Did I love it? Did I hate it? It’s hard to say really. I’m very much in the middle at the minute, and don’t completely understand why there is so much hype around it.

As someone who doesn’t read a lot of fantasy, the only thing I really look for is standout world-building, as that’s what will keep me gripped. But this book was lacking in that area for me, with very little context and descriptions.

If it wasn’t for the map at the start of the book or the mass amount of fan art, I wouldn’t have been able to picture the setting or characters at all. And even then, I only pictured a forest setting because it reminded me of The Hunger Games, so I was definitely searching for more detail.

As for the characters, they were fine too. I definitely wasn’t swooning over any of them, and I only started to warm to them at the end when something actually started to happen. They were – eventually – well developed, but they were all very one-dimensional at the start and it did take a good while for me to get interested.

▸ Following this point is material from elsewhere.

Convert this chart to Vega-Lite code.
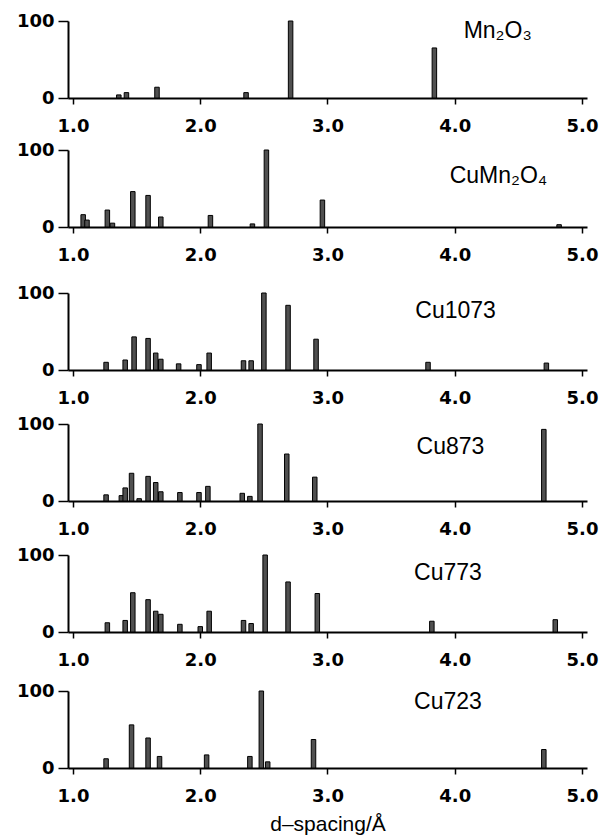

This lack of emotion in the characters does make sense once the “twist” is revealed and that’s when things start to finally pick up pace. And it’s this aspect of the story which I liked most – the Beauty and The Beast twist with the elements of curses, looking behind the mask, and self-confidence.

Will I continue the series? So many people have told me that the second book is better and I do feel like this first book took a lot of effort to set the scene. So while I won’t be rushing to it, I will definitely give it a go at some point!